The news that the Government is planning to name and shame tax cheats has been broadly welcomed, but tax experts are calling for new legislation to remove the grey areas so there is no room for doubt.
The new rules include greater access to information from tax avoidance schemes to identify customers and warn wealthy individuals over their actions.
Another proposal would see tax avoidance providers that have broken the rules being forced to reveal details of their schemes.
The move follows a wave of revelations about the financial loopholes used by the rich and famous to legally side-step hefty tax bills.
Last month comedian Jimmy Carr admitted to making a “terrible error of judgment” after it emerged he used a complex scheme to reduce his tax bill.
The K2 tax-avoidance scheme he is said to have used enables members to pay income tax rates as low as one per cent.
Mr Carr was criticised by Prime Minister David Cameron who said his use of an offshore tax scheme was “morally wrong”.
Research from the Tax Justice Network estimates that rich individuals around the world have exploited loopholes in different nations’ tax regimes to shelter as much as $20 trillion (£12.7 trillion) in wealth from tax authorities.
Tax avoidance represents nearly 14 per cent of the UK tax gap, according to the Treasury.
Treasury Minister David Gauke said: “We are building on the work we have already done to make life difficult for those who artificially and aggressively reduce their tax bills.
“These schemes damage our ability to fund public services and provide support to those who need it.”
He told the Policy Exchange think tank that scheme operators will be “named and shamed” for sharp practice.
Officials often hit a dead end when investigating schemes that are based off-shore, but under the proposals UK promoters will be made to hand over customer databases.
That information will be used to formally warn clients directly about the deals they have signed up to and to work out how much tax they owe if the scheme fails.
Under the reforms, which will go out to consultation, a promoter who has been penalised for not complying with the rules will also have to provide extra information to HMRC on all of their schemes, not just the one they were reprimanded for.
“These schemes harm businesses by distorting competition,” said Mr Gauke.
“They damage public confidence.
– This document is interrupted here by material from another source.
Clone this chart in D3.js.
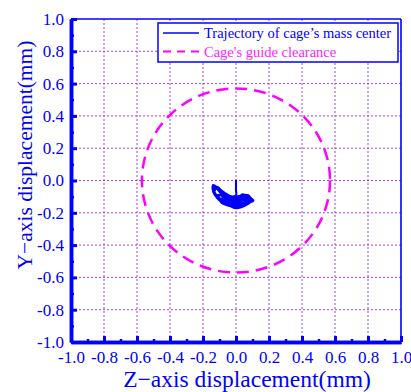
<!DOCTYPE html>
<html>
<head>
<meta charset="utf-8">
<script src="https://cdn.jsdelivr.net/npm/d3@7/dist/d3.min.js"></script>
<style>
  html, body { margin: 0; padding: 0; background: #fff; }
  svg { display: block; }
  text { font-family: "Liberation Serif", "Times New Roman", serif; }
</style>
</head>
<body>
<svg id="chart" width="411" height="392"></svg>
<script>
// Axis ticks (mm)
const majorTicks = [-1.0, -0.8, -0.6, -0.4, -0.2, 0.0, 0.2, 0.4, 0.6, 0.8, 1.0];
const minorTicks = [-0.9, -0.7, -0.5, -0.3, -0.1, 0.1, 0.3, 0.5, 0.7, 0.9];

// Guide clearance of the cage (radius, mm) centred at the origin
const clearanceCenter = [0, 0];
const clearanceRadius = 0.57;

// Trajectory of the cage's mass center: Z and Y displacement (mm)
const trajZ = [
  0.000, 0.000, 0.000, 0.001,
  -0.020, -0.055, -0.095, -0.138, -0.142, -0.130, -0.100, -0.060, -0.010, 0.040, 0.080, 0.102, 0.075, 0.050, 0.020,
  -0.030, -0.075, -0.125, -0.134, -0.112, -0.080, -0.030, 0.020, 0.060, 0.095, 0.088, 0.062, 0.042, 0.012,
  -0.040, -0.088, -0.120, -0.136, -0.130, -0.098, -0.058, -0.008, 0.032, 0.070, 0.106, 0.092, 0.072, 0.046, 0.018,
  -0.020, -0.070, -0.100, -0.120, -0.095, -0.050, 0.000, 0.045, 0.085, 0.070, 0.030,
  -0.010, -0.060, -0.098, -0.110, -0.080, -0.030, 0.015, 0.055, 0.098, 0.080, 0.060, 0.035, 0.005,
  -0.045, -0.082, -0.110, -0.132, -0.100, -0.065, -0.020, 0.025, 0.065, 0.090, 0.055, 0.025, -0.010, -0.050,
  -0.085, -0.070, -0.030, 0.010, 0.050, 0.075,
  0.060, 0.020, -0.030, -0.075, -0.090, -0.050, 0.000, 0.040, 0.070, 0.085,
  0.050, 0.010, -0.040, -0.075, -0.065, -0.020, 0.030, 0.060, 0.080, 0.068, 0.040,
  0.050, 0.065, 0.080, 0.075, 0.090, 0.100, 0.085,
  0.045, 0.000, -0.045, -0.085, -0.095, -0.060, -0.015, 0.030, 0.058, 0.040, 0.005, -0.035, -0.065,
  -0.040, 0.000, 0.035, 0.062, 0.072,
  -0.080, -0.040, 0.000, 0.040, 0.070, 0.050, 0.010, -0.030, -0.070, -0.085, -0.050, -0.010, 0.030, 0.065
];
const trajY = [
  0.005, -0.030, -0.060, -0.090,
  -0.100, -0.085, -0.058, -0.028, -0.050, -0.088, -0.118, -0.145, -0.162, -0.155, -0.135, -0.120, -0.108, -0.090, -0.100,
  -0.098, -0.072, -0.036, -0.062, -0.100, -0.130, -0.155, -0.168, -0.150, -0.127, -0.106, -0.098, -0.086, -0.102,
  -0.102, -0.082, -0.045, -0.030, -0.072, -0.110, -0.140, -0.170, -0.165, -0.142, -0.124, -0.112, -0.090, -0.100, -0.096,
  -0.110, -0.100, -0.088, -0.098, -0.128, -0.150, -0.172, -0.160, -0.132, -0.115, -0.112,
  -0.118, -0.110, -0.092, -0.110, -0.138, -0.160, -0.170, -0.155, -0.122, -0.100, -0.088, -0.098, -0.108,
  -0.095, -0.078, -0.040, -0.075, -0.115, -0.135, -0.158, -0.162, -0.145, -0.118, -0.112, -0.125, -0.135, -0.125,
  -0.110, -0.135, -0.148, -0.150, -0.138, -0.125,
  -0.118, -0.105, -0.112, -0.118, -0.135, -0.155, -0.165, -0.158, -0.140, -0.128,
  -0.122, -0.128, -0.130, -0.125, -0.145, -0.160, -0.152, -0.132, -0.112, -0.098, -0.108,
  -0.100, -0.090, -0.100, -0.115, -0.112, -0.125, -0.135,
  -0.142, -0.140, -0.128, -0.112, -0.128, -0.148, -0.158, -0.150, -0.135, -0.122, -0.118, -0.120, -0.132,
  -0.148, -0.156, -0.150, -0.138, -0.122,
  -0.128, -0.138, -0.145, -0.140, -0.130, -0.148, -0.158, -0.150, -0.138, -0.120, -0.128, -0.135, -0.128, -0.115
];

// Legend entries
const legendLabels = ["Trajectory of cage\u2019s mass center", "Cage's guide clearance"];

const blue = "#0000ff";
const magenta = "#ff00ff";
const gridColor = "#a040ff";

const svg = d3.select("#chart");
const plotLeft = 71, plotRight = 401, plotTop = 19, plotBottom = 342;

const x = d3.scaleLinear().domain([-1, 1]).range([plotLeft, plotRight]);
const y = d3.scaleLinear().domain([-1, 1]).range([plotBottom, plotTop]);

// Dotted grid
const inner = majorTicks.filter(d => d > -1 && d < 1);
const grid = svg.append("g");
grid.selectAll("line.gx").data(inner).join("line").attr("class", "gx")
  .attr("x1", d => x(d)).attr("x2", d => x(d))
  .attr("y1", plotTop).attr("y2", plotBottom)
  .attr("stroke", gridColor).attr("stroke-width", 1).attr("stroke-dasharray", "2,2");
grid.selectAll("line.gy").data(inner).join("line").attr("class", "gy")
  .attr("x1", plotLeft).attr("x2", plotRight)
  .attr("y1", d => y(d)).attr("y2", d => y(d))
  .attr("stroke", gridColor).attr("stroke-width", 1).attr("stroke-dasharray", "2,2");

// Guide clearance circle
svg.append("ellipse")
  .attr("cx", x(clearanceCenter[0]))
  .attr("cy", y(clearanceCenter[1]))
  .attr("rx", x(clearanceRadius) - x(0))
  .attr("ry", y(0) - y(clearanceRadius))
  .attr("fill", "none")
  .attr("stroke", magenta)
  .attr("stroke-width", 2.5)
  .attr("stroke-dasharray", "12,7");

// Mass-center trajectory
const line = d3.line()
  .x(i => x(trajZ[i]))
  .y(i => y(trajY[i]))
  .curve(d3.curveCatmullRom);
svg.append("path")
  .attr("d", line(d3.range(trajZ.length)))
  .attr("fill", "none")
  .attr("stroke", blue)
  .attr("stroke-width", 2.1)
  .attr("stroke-linejoin", "round");

// Frame: thin top and right edges
svg.append("line").attr("x1", plotLeft).attr("x2", plotRight).attr("y1", plotTop).attr("y2", plotTop)
  .attr("stroke", blue).attr("stroke-width", 1.6);
svg.append("line").attr("x1", plotRight).attr("x2", plotRight).attr("y1", plotTop).attr("y2", plotBottom)
  .attr("stroke", blue).attr("stroke-width", 1.6);

const fmt = d => d.toFixed(1);

function styleAxis(g, width) {
  g.select(".domain").attr("stroke", blue).attr("stroke-width", 3.5);
  g.selectAll(".tick line").attr("stroke", blue).attr("stroke-width", width);
  g.selectAll(".tick text").attr("fill", blue)
    .style("font-family", "'Liberation Serif', 'Times New Roman', serif")
    .style("font-size", "17px");
}

// Bottom axis
const xMinor = svg.append("g").attr("transform", `translate(0,${plotBottom})`)
  .call(d3.axisBottom(x).tickValues(minorTicks).tickSize(-3).tickSizeOuter(0).tickFormat(""));
styleAxis(xMinor, 2.5);
const xAxis = svg.append("g").attr("transform", `translate(0,${plotBottom})`)
  .call(d3.axisBottom(x).tickValues(majorTicks).tickSize(-6).tickSizeOuter(0).tickPadding(9).tickFormat(fmt));
styleAxis(xAxis, 3);

// Left axis
const yMinor = svg.append("g").attr("transform", `translate(${plotLeft},0)`)
  .call(d3.axisLeft(y).tickValues(minorTicks).tickSize(-3).tickSizeOuter(0).tickFormat(""));
styleAxis(yMinor, 2.5);
const yAxis = svg.append("g").attr("transform", `translate(${plotLeft},0)`)
  .call(d3.axisLeft(y).tickValues(majorTicks).tickSize(-6).tickSizeOuter(0).tickPadding(7).tickFormat(fmt));
styleAxis(yAxis, 3);

// Axis titles
svg.append("text")
  .attr("x", 247).attr("y", 387)
  .attr("text-anchor", "middle")
  .attr("fill", blue).style("font-size", "23.5px")
  .text("Z\u2212axis displacement(mm)");
svg.append("text")
  .attr("transform", "translate(32,155) rotate(-90)")
  .attr("text-anchor", "middle")
  .attr("fill", blue).style("font-size", "21.5px")
  .text("Y\u2212axis displacement(mm)");

// Legend
const lg = svg.append("g");
lg.append("rect").attr("x", 158).attr("y", 23).attr("width", 240).attr("height", 39)
  .attr("fill", "#fff").attr("stroke", blue).attr("stroke-width", 1.5);
lg.append("line").attr("x1", 163).attr("x2", 199).attr("y1", 33).attr("y2", 33)
  .attr("stroke", blue).attr("stroke-width", 1.6);
lg.append("line").attr("x1", 163).attr("x2", 199).attr("y1", 51.5).attr("y2", 51.5)
  .attr("stroke", magenta).attr("stroke-width", 1.8).attr("stroke-dasharray", "8,6");
lg.selectAll("text.lab").data(legendLabels).join("text").attr("class", "lab")
  .attr("x", 204).attr("y", (d, i) => 38 + i * 18.5)
  .attr("fill", (d, i) => i === 0 ? blue : "#ff22ff")
  .style("font-size", "14.5px")
  .text(d => d);
</script>
</body>
</html>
And they undermine the actions of the vast majority of taxpayers, who pay more in tax as a consequence of others enjoying a free ride.”
Tom Roseff, senior tax manager at Harrogate-based accountancy firm Saffery Champness said: “We’d agree that toughening up the rules is no bad thing, but it needs to be dealt with with legislation.
“Tax avoidance is a broad spectrum and the issue is where to draw the line. The onus should be on the Treasury to change legislation.”
Matthew Sinclair, chief executive of the TaxPayers’ Alliance agreed: “The Government is right to act to ensure that everyone pays their fair share of tax, but new powers to uncover specific abuses are a poor substitute for serious reform of the tax system so that there are fewer loopholes.”
Mr Roseff believes the vast majority of taxpayers want to operate within the law.
“They’re not interested in anything racy. They want compliance. That’s why they knock on our door,” he said.
“We need clear guidance as there are too many grey areas.”
Mr Roseff said that any changes must not make life so onerous for the rich that they consider moving abroad.
“If the UK is to compete effectively we need wealthy individuals here. We need a competitive tax regime to encourage people to stay in the UK,” he said.
Mr Sinclair believes that Ministers need to be more realistic about HMRC’s ability to clamp down at a time when its resources are stretched simply administering “hideously complicated” taxes.
“With a better tax system, HMRC staff can focus their attention on tackling those who are abusing the system. Proper reforms can ensure that everyone pays no more, and no less, than their fair share,” he added.
Like many tax advisers, Mr Roseff would welcome a change in the law to make it clear what is legal and what isn’t.
“It can be incredibly frustrating as there is a horrible moral blurring. We don’t want to advise clients on morals. If I wanted to do that I’d be a priest,” he said.